**Exercise material**
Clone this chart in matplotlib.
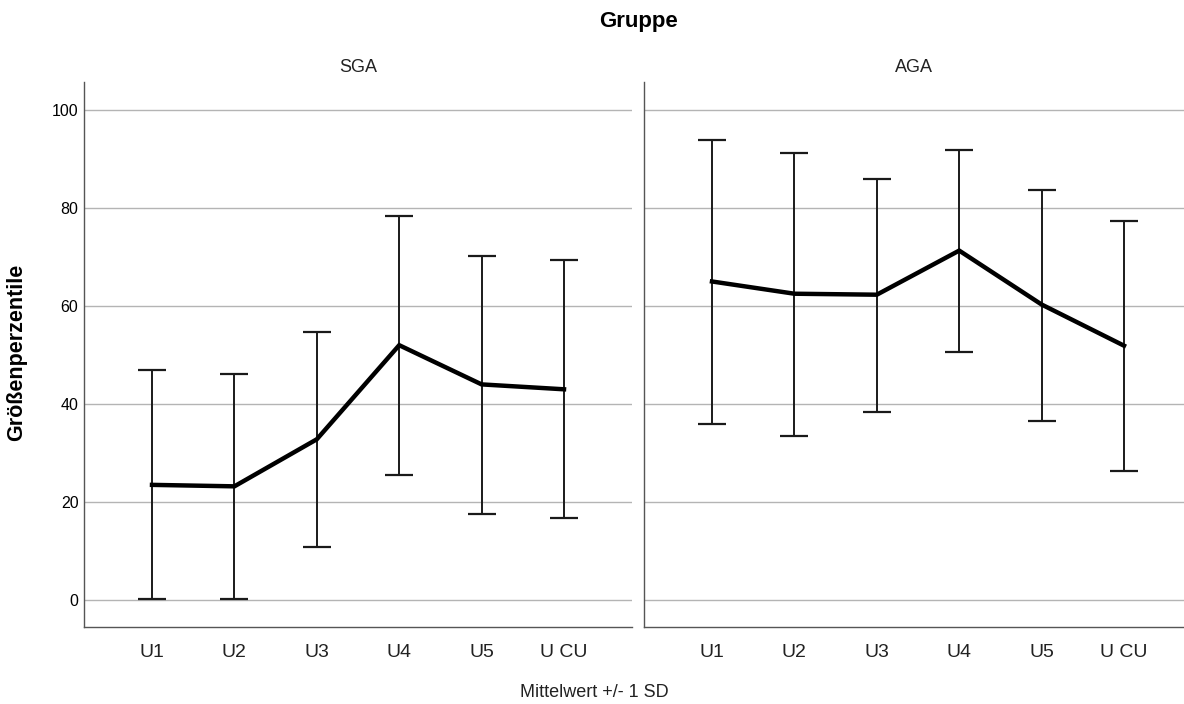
import matplotlib.pyplot as plt

plt.rcParams['font.family'] = ['Liberation Sans', 'DejaVu Sans']

# Messzeitpunkte
zeitpunkte = ['U1', 'U2', 'U3', 'U4', 'U5', 'U CU']

# Mittelwerte und Grenzen (Mittelwert +/- 1 SD) je Gruppe
sga_mittel = [23.5, 23.2, 32.8, 52.0, 44.0, 43.0]
sga_oben = [46.9, 46.1, 54.7, 78.4, 70.1, 69.3]
sga_unten = [0.3, 0.3, 10.8, 25.6, 17.5, 16.7]

aga_mittel = [65.0, 62.5, 62.3, 71.3, 60.3, 51.9]
aga_oben = [93.9, 91.3, 85.9, 91.8, 83.7, 77.3]
aga_unten = [35.9, 33.4, 38.4, 50.7, 36.6, 26.3]

gruppen = [('SGA', sga_mittel, sga_oben, sga_unten),
           ('AGA', aga_mittel, aga_oben, aga_unten)]

fig = plt.figure(figsize=(11.84, 7.04), dpi=100)
W, H = 1184, 704

# Panels in Pixelkoordinaten (links, rechts)
panels = [(84, 632), (644, 1184)]
top, bottom = 82, 627
step = 82.4  # Pixel pro Kategorie

achsen = []
for (x0, x1), (name, mittel, oben, unten) in zip(panels, gruppen):
    ax = fig.add_axes([x0 / W, 1 - bottom / H, (x1 - x0) / W, (bottom - top) / H])
    xs = list(range(len(zeitpunkte)))
    lo = -68 / step
    ax.set_xlim(lo, lo + (x1 - x0) / step)
    ax.set_ylim(-5.5, 105.7)

    for y in range(0, 101, 20):
        ax.axhline(y, color='#b4b4b4', lw=1.0, zorder=0)

    fehler = [[m - u for m, u in zip(mittel, unten)],
              [o - m for m, o in zip(mittel, oben)]]
    ax.errorbar(xs, mittel, yerr=fehler, fmt='none', ecolor='#1a1a1a',
                elinewidth=1.4, capsize=10, capthick=1.6, zorder=2)
    ax.plot(xs, mittel, color='black', lw=3.2, solid_joinstyle='miter', zorder=3)

    ax.set_xticks(xs)
    ax.set_xticklabels(zeitpunkte, fontsize=14, color='#222222')
    ax.tick_params(axis='x', length=0, pad=12)
    ax.set_yticks(range(0, 101, 20))
    ax.tick_params(axis='y', length=0, labelsize=11.5, pad=4)

    for s in ['top', 'right']:
        ax.spines[s].set_visible(False)
    for s in ['left', 'bottom']:
        ax.spines[s].set_color('#555555')
        ax.spines[s].set_linewidth(1.0)

    # Gruppenname über dem Panel
    fig.text((x0 + x1) / 2 / W, 1 - 72 / H, name, ha='center', va='baseline',
             fontsize=13, color='#222222')
    achsen.append(ax)

achsen[1].set_yticklabels([])

fig.text(17 / W, 1 - 352 / H, 'Größenperzentile', rotation=90, ha='center',
         va='center', fontsize=15.5, fontweight='bold')
fig.text(638 / W, 1 - 27 / H, 'Gruppe', ha='center', va='baseline',
         fontsize=16, fontweight='bold')
fig.text(594 / W, 1 - 697 / H, 'Mittelwert +/- 1 SD', ha='center', va='baseline',
         fontsize=13, color='#222222')

plt.savefig('out.png', dpi=100)
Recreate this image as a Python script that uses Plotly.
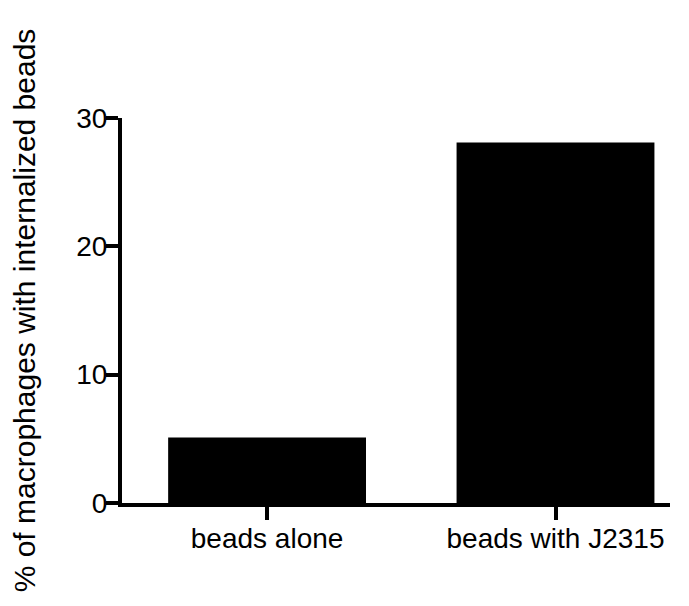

**Aim of the task**
In the records above, locate the lines holding the word "this". Copy each of them.

**Response to the exercise**
Clone this chart in matplotlib.
Recreate this image as a Python script that uses Plotly.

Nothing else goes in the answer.